Porque a pesar de que parece rodada como si se tratara de un Carmageddon corporativo, en el que lucen todo tipo de manifestaciones de violencia a cada cual más inverosímil, se deja leer en clave social e histórica con relativa transparencia: ese socio fundador de la compañía, casi un Mussolini de reverberación filofascista que vive en lo alto del castillo en modo líder autocrático desquiciado; ese encargado de recursos humanos, el que despide a la gente y lo disfruta, que se mira a la cara con una Gestapo, o quizá un Torquemada; ese matón al servicio del mandamás, esa fuerza del terror tipo SS que ejerce la violencia sin pestañear; o incluso ese informático que vive hacinado en el sótano —interpretado por el propio Joe Lynch—, donde tiene poder sobre todo el sistema, pero que no tiene relevancia ni mucho menos conciencia de clase. Y, claro, los personajes de Yeun y Weaving, la fuerza disruptora que desestabiliza todo el castillo de naipes. Mayhem tiene la mordiente como para hacer temblar la cloaca empresarial en la que hay una escalera vertical en la cual se colocan todos los peones del sistema hasta desposeerlos de su identidad, y también el enfoque violento-festivo bajo el que tomársela muy en serio sería poco menos que inconsciente. Lo cierto es que del equilibrio entre lo reivindicativo y lo disparatado nace una película extrañamente satisfactoria, que además se resuelve en apenas ochenta y seis minutos y que se deja llevar por su potencial satírico sin pedir permiso y mucho menos perdón.
Un visionado actual, además, le permite reverberar con el contexto pandémico de un modo casi siniestro —algo así como ocurre cuando vemos Rabia (David Cronenberg, 1977) desde el año 2022—, dejando plasmado que los temores y las ansiedades que emanan de las cuarentenas y el control gubernamental ante el «caos» —esto lo entrecomillo en referencia al título de la película, que traduciríamos así al español— llevan con nosotros mucho tiempo.
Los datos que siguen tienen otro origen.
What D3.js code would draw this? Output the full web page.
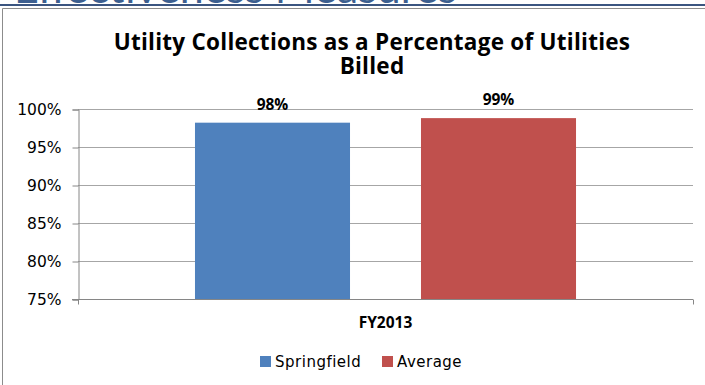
<!DOCTYPE html>
<html><head><meta charset="utf-8">
<script src="https://cdn.jsdelivr.net/npm/d3@7/dist/d3.min.js"></script>
<style>
html,body{margin:0;padding:0;background:#fff;}
svg{display:block;}
</style></head>
<body>
<svg id="c" width="705" height="385"></svg>
<script>
const pageHeading = "Effectiveness Measures";
const titleLines = ["Utility Collections as a Percentage of Utilities", "Billed"];
const categories = ["FY2013"];
const seriesNames = ["Springfield", "Average"];
const seriesColors = ["#4f81bd", "#c0504d"];
const springfieldValues = [98.2];
const averageValues = [98.8];
const dataLabels = [["98%"], ["99%"]];
const yTicks = [75, 80, 85, 90, 95, 100];

(function () {
const svg = d3.select("#c");
const font = "Lato, 'Open Sans', sans-serif";
const boldFont = "'Open Sans', Lato, sans-serif";

// page heading (cut off at top, as in the reference)
svg.append("text").attr("x", 14).attr("y", 3)
  .attr("font-family", font).attr("font-size", 43)
  .attr("fill", "#3d5f8f").text(pageHeading);
svg.append("line").attr("x1", 0).attr("x2", 705).attr("y1", 5).attr("y2", 5)
  .attr("stroke", "#3b5580").attr("stroke-width", 2);

// chart border (top + left)
svg.append("path").attr("d", "M2.5,385 V8.5 H705")
  .attr("fill", "none").attr("stroke", "#8c8c8c").attr("stroke-width", 1);

// title
titleLines.forEach((l, i) => svg.append("text").attr("text-anchor", "middle")
  .attr("font-family", boldFont).attr("font-weight", "bold").attr("font-size", 22.5)
  .attr("letter-spacing", 0.25).attr("fill", "#000")
  .attr("x", 372).attr("y", 50 + i * 24).text(l));

const pl = 78, pr = 693, pt = 109, pb = 299;
const y = d3.scaleLinear().domain([75, 100]).range([pb, pt]);
const x0 = d3.scaleBand().domain(categories).range([pl, pr]).paddingInner(0).paddingOuter(0.307);
const x1 = d3.scaleBand().domain(seriesNames).range([0, x0.bandwidth()]).paddingInner(0.314).paddingOuter(0);

// gridlines
svg.append("g").selectAll("line").data(yTicks.filter(v => v > 75)).join("line")
  .attr("x1", pl).attr("x2", pr)
  .attr("y1", d => Math.round(y(d)) + 0.5).attr("y2", d => Math.round(y(d)) + 0.5)
  .attr("stroke", "#a6a6a6").attr("stroke-width", 1);

// y axis
const yAxis = d3.axisLeft(y).tickValues(yTicks).tickFormat(d => d + "%").tickSize(6).tickPadding(11);
const gy = svg.append("g").attr("transform", `translate(${pl + 0.5},0.5)`).call(yAxis);
gy.select(".domain").attr("stroke", "#868686");
gy.selectAll(".tick line").attr("stroke", "#868686");
gy.selectAll(".tick text").attr("font-family", "'DejaVu Sans', sans-serif").attr("font-size", 15.5).attr("fill", "#000");

// bars
const series = [springfieldValues, averageValues];
const g = svg.append("g");
series.forEach((vals, si) => {
  categories.forEach((c, ci) => {
    const bx = x0(c) + x1(seriesNames[si]);
    g.append("rect").attr("x", bx).attr("y", y(vals[ci]))
      .attr("width", x1.bandwidth()).attr("height", y(75) - y(vals[ci]))
      .attr("fill", seriesColors[si]);
    g.append("text").attr("x", bx + x1.bandwidth() / 2).attr("y", y(vals[ci]) - 13)
      .attr("text-anchor", "middle").attr("font-family", boldFont).attr("font-weight", "bold")
      .attr("font-size", 15.5).attr("fill", "#000").text(dataLabels[si][ci]);
  });
});

// x axis
const xAxis = d3.axisBottom(x0).tickSize(0).tickPadding(17);
const gx = svg.append("g").attr("transform", `translate(0,${pb + 0.5})`).call(xAxis);
gx.select(".domain").attr("stroke", "#868686").attr("d", `M${pl - 6},0H${pr}`);
gx.selectAll(".tick text").attr("font-family", boldFont).attr("font-weight", "bold").attr("font-size", 15.5).attr("fill", "#000");
[pl + 0.5, pr + 0.5].forEach(px => gx.append("line").attr("x1", px).attr("x2", px).attr("y1", 0).attr("y2", 5).attr("stroke", "#868686"));

// legend
const lx = [260, 382];
const lg = svg.append("g");
seriesNames.forEach((n, i) => {
  lg.append("rect").attr("x", lx[i]).attr("y", 356).attr("width", 11).attr("height", 11).attr("fill", seriesColors[i]);
  lg.append("text").attr("x", lx[i] + 15).attr("y", 367).attr("font-family", "'DejaVu Sans', sans-serif")
    .attr("font-size", 15).attr("letter-spacing", 0.5).attr("fill", "#000").text(n);
});
})();
</script>
</body></html>
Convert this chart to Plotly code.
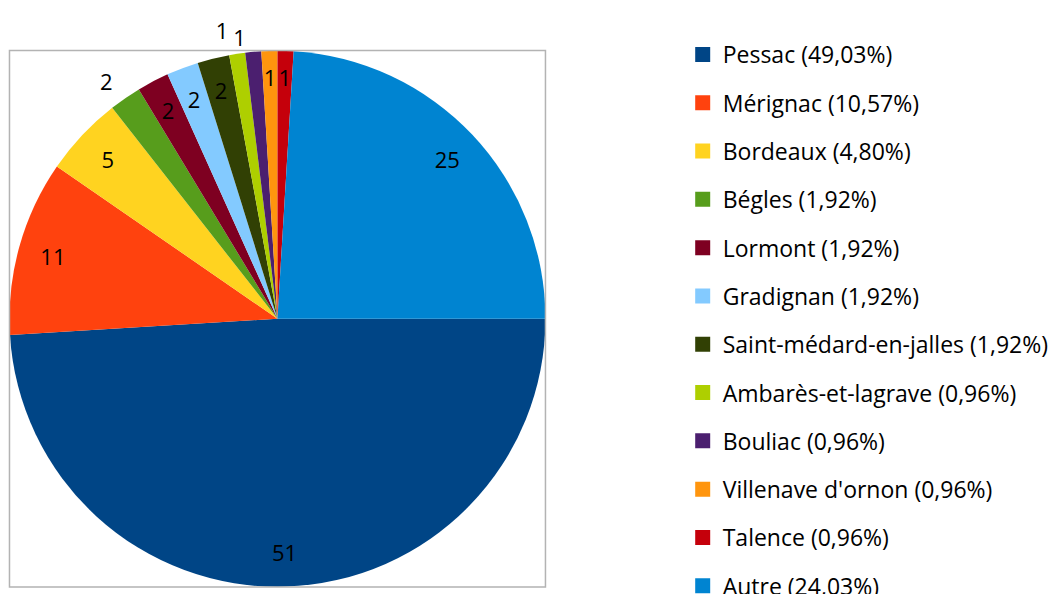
import plotly.graph_objects as go

labels = ["Pessac", "Mérignac", "Bordeaux", "Bégles", "Lormont", "Gradignan",
          "Saint-médard-en-jalles", "Ambarès-et-lagrave", "Bouliac",
          "Villenave d'ornon", "Talence", "Autre"]
values = [51, 11, 5, 2, 2, 2, 2, 1, 1, 1, 1, 25]
pct_labels = ["49,03%", "10,57%", "4,80%", "1,92%", "1,92%", "1,92%", "1,92%",
              "0,96%", "0,96%", "0,96%", "0,96%", "24,03%"]
colors = ["#004586", "#FF420E", "#FFD320", "#579D1C", "#7E0021", "#83CAFF",
          "#314004", "#AECF00", "#4B1F6F", "#FF950E", "#C5000B", "#0084D1"]
# where each data label goes: "rim" = inside near rim, "in" = inside a bit deeper,
# "out" / "out2" = outside (two groups so their labels don't push each other)
label_place = ["rim", "rim", "rim", "out", "in", "in", "in", "out", "out2", "in", "in", "rim"]

FONT = "'Open Sans', Calibri, sans-serif"
FS = 22
LFS = 23
W, H = 1054, 620          # figure is taller than the 594px window; the bottom is cut like the reference
cx, cy, R = 278.0, 318.75, 268.5
Rb = 250.0
Rout = 277.5

def dom(r):
    return dict(x=[(cx - r) / W, (cx + r) / W], y=[1 - (cy + r) / H, 1 - (cy - r) / H])

transparent = ["rgba(0,0,0,0)"] * len(values)

def label_pie(places, position, radius, hole):
    txt = [str(v) if p in places else "" for v, p in zip(values, label_place)]
    return go.Pie(
        labels=labels, values=values, sort=False, direction="clockwise", rotation=90,
        hole=hole, marker=dict(colors=transparent, line=dict(width=0)),
        text=txt, textinfo="text", textposition=position, insidetextorientation="horizontal",
        textfont=dict(family=FONT, size=FS, color="black"),
        showlegend=False, automargin=False, hoverinfo="skip", domain=dom(radius),
    )

fig = go.Figure()
# slices
fig.add_trace(go.Pie(
    labels=labels, values=values, sort=False, direction="clockwise", rotation=90,
    marker=dict(colors=colors, line=dict(width=0)),
    textinfo="none", showlegend=False, automargin=False,
    hoverinfo="label+value", domain=dom(R),
))
fig.add_trace(label_pie(("rim",), "inside", R, 0.74))
fig.add_trace(label_pie(("in",), "inside", Rb, 0.7))
fig.add_trace(label_pie(("out",), "outside", Rout, 0.74))
fig.add_trace(label_pie(("out2",), "outside", R, 0.74))

for lab, pct, col in zip(labels, pct_labels, colors):
    fig.add_trace(go.Scatter(
        x=[None], y=[None], mode="markers", name=f"{lab} ({pct})",
        legendgroup=lab,
        marker=dict(symbol="square", size=15, color=col),
    ))

x0, x1, yt, yb = 9.5, 546.5, 50.5, 587
fig.update_layout(
    width=W, height=H, margin=dict(l=0, r=0, t=0, b=0),
    paper_bgcolor="white", plot_bgcolor="white",
    font=dict(family=FONT, size=FS, color="black"),
    uniformtext=dict(minsize=FS, mode="show"),
    xaxis=dict(visible=False), yaxis=dict(visible=False),
    legend=dict(x=684 / W, y=1 - 33 / H, xanchor="left", yanchor="top",
                tracegroupgap=15.4, itemclick=False, maxheight=900,
                font=dict(family=FONT, size=LFS)),
    shapes=[dict(type="rect", xref="paper", yref="paper",
                 x0=x0 / W, x1=x1 / W, y0=1 - yb / H, y1=1 - yt / H,
                 line=dict(color="#B3B3B3", width=1.5))],
)
fig.write_html("out.html", config={"displayModeBar": False},
               post_script="document.body.style.margin='0';document.body.style.overflow='hidden';"
                           "document.documentElement.style.overflow='hidden';")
Así, la película se comunica a través de los impulsos contextuales que escenifica, conectándolos de un modo premonitorio con todo lo que sabemos a ciencia cierta que ocurriría de darse el caso de un virus casi «zombificante», y también con la convicción de conocer la manera en que la libertad que surge del descontrol deviene casi al instante en un acto de insurrección total; todo en un episodio de simetría perturbador. Desde una óptica mucho más grave de lo que pretende la película —y por supuesto, este texto, que es ante todo una entusiasta celebración—, podemos notar toda una serie de conceptos que se conectan hacia nuestro lado, que proponen un visionado crítico que prácticamente obliga a extraer conclusiones de sus metáforas, independientemente de la predisposición que uno sienta hacia la extrapolación —por citar un ejemplo: bajo el influjo del virus los ejecutivos apenas muestran, en comparación con los de abajo, variación en su conducta, expresando que ellos «ya» eran así de fábrica—. Probablemente se podría decir que la película de Joe Lynch se detiene mucho en las variables ambientales, más de lo que podría necesitar una obra con tanta mala leche que es más un festival del golpe y el improperio socialmente relevante que un ensayo socioeconómico, pero lo cierto es que gracias a este telón de fondo es posible detectar sus virtudes independientemente de la violencia con la que identifica al ser humano en su estado más primario, que no son pocas y están muy bien repartidas a lo largo del metraje. No, Mayhem no es perfecta y no es sutil en absoluto, pero sí es tremendamente divertida y carismática —algo que en parte le debemos a Yeun y Weaving—, abiertamente contraria a la dolorosa equidistancia y deliciosamente hortera y arrebatada. Que reine el caos.